For years, the Securities and Exchange Commission operated under an implicit assumption that virtually all cryptocurrency tokens could qualify as securities under the Howey test. Gary Gensler's tenure accelerated enforcement actions based on this expansive interpretation, treating token sales and secondary market transactions as unregistered securities offerings. But recent regulatory signals suggest a fundamental recalibration is underway—one that effectively acknowledges most digital assets lack the centralized control or investment contract characteristics necessary to trigger securities regulation.

This shift reflects both practical constraints and legal reality. The SEC's aggressive posture against platforms like Binance and Coinbase, combined with legislative pressure from lawmakers skeptical of overreach, has forced the agency to articulate clearer boundaries. The distinction now hinges on whether a token derives value from the efforts of a central issuer or development team. Bitcoin, Ethereum post-merge, and genuinely decentralized protocols increasingly fall outside the regulatory perimeter, while tokens with active marketing teams, treasury management, and ongoing value creation remain exposed. This nuance matters enormously: it potentially clears the path for legitimate infrastructure projects while preserving the SEC's authority over promotional schemes designed to funnel capital to insiders.
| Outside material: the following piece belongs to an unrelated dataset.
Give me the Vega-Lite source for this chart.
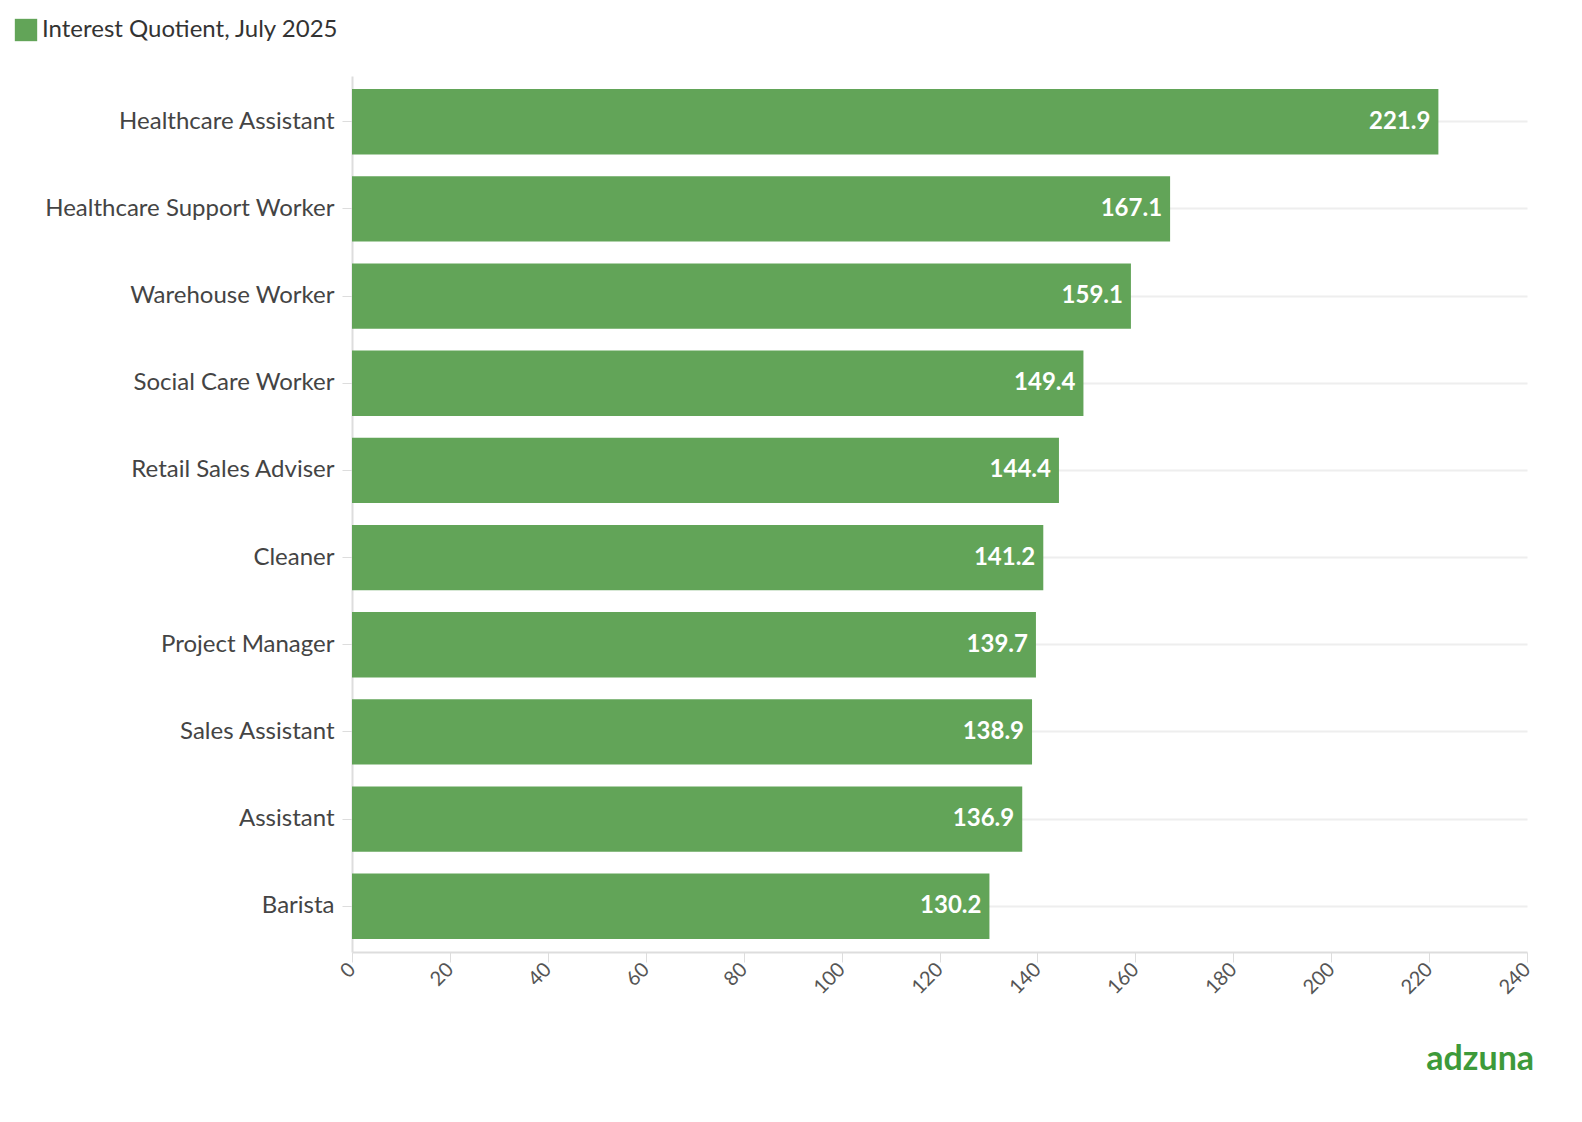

The practical implications are substantial. Projects building on Ethereum, Solana, and other established chains can operate with greater confidence that token mechanics alone won't trigger securities liability. Exchanges face reduced compliance friction for listing assets that don't meet Howey criteria. Yet this regulatory softening isn't a wholesale deregulation—it's a reorientation. The SEC retains authority over secondary sales involving material non-public information, insider trading by developers, and tokens whose whitepapers explicitly promise returns. Fraud statutes remain fully operational regardless of securities classification.

What's particularly interesting is how this aligns crypto markets closer to commodity regulation models, where the CFTC asserts jurisdiction over spot trading while the SEC focuses on derivatives and centralized financial instruments. This bifurcated approach mirrors how equities and futures markets operate under different regulatory schemes. For crypto's maturation, clarity around which tokens remain securities matters less than predictability itself. Projects can now calibrate their structures and communications accordingly, rather than operating in perpetual legal ambiguity. As the regulatory framework continues solidifying, the cost of compliance should decrease, potentially accelerating institutional participation in projects that have already decentralized sufficiently to merit classification as non-securities.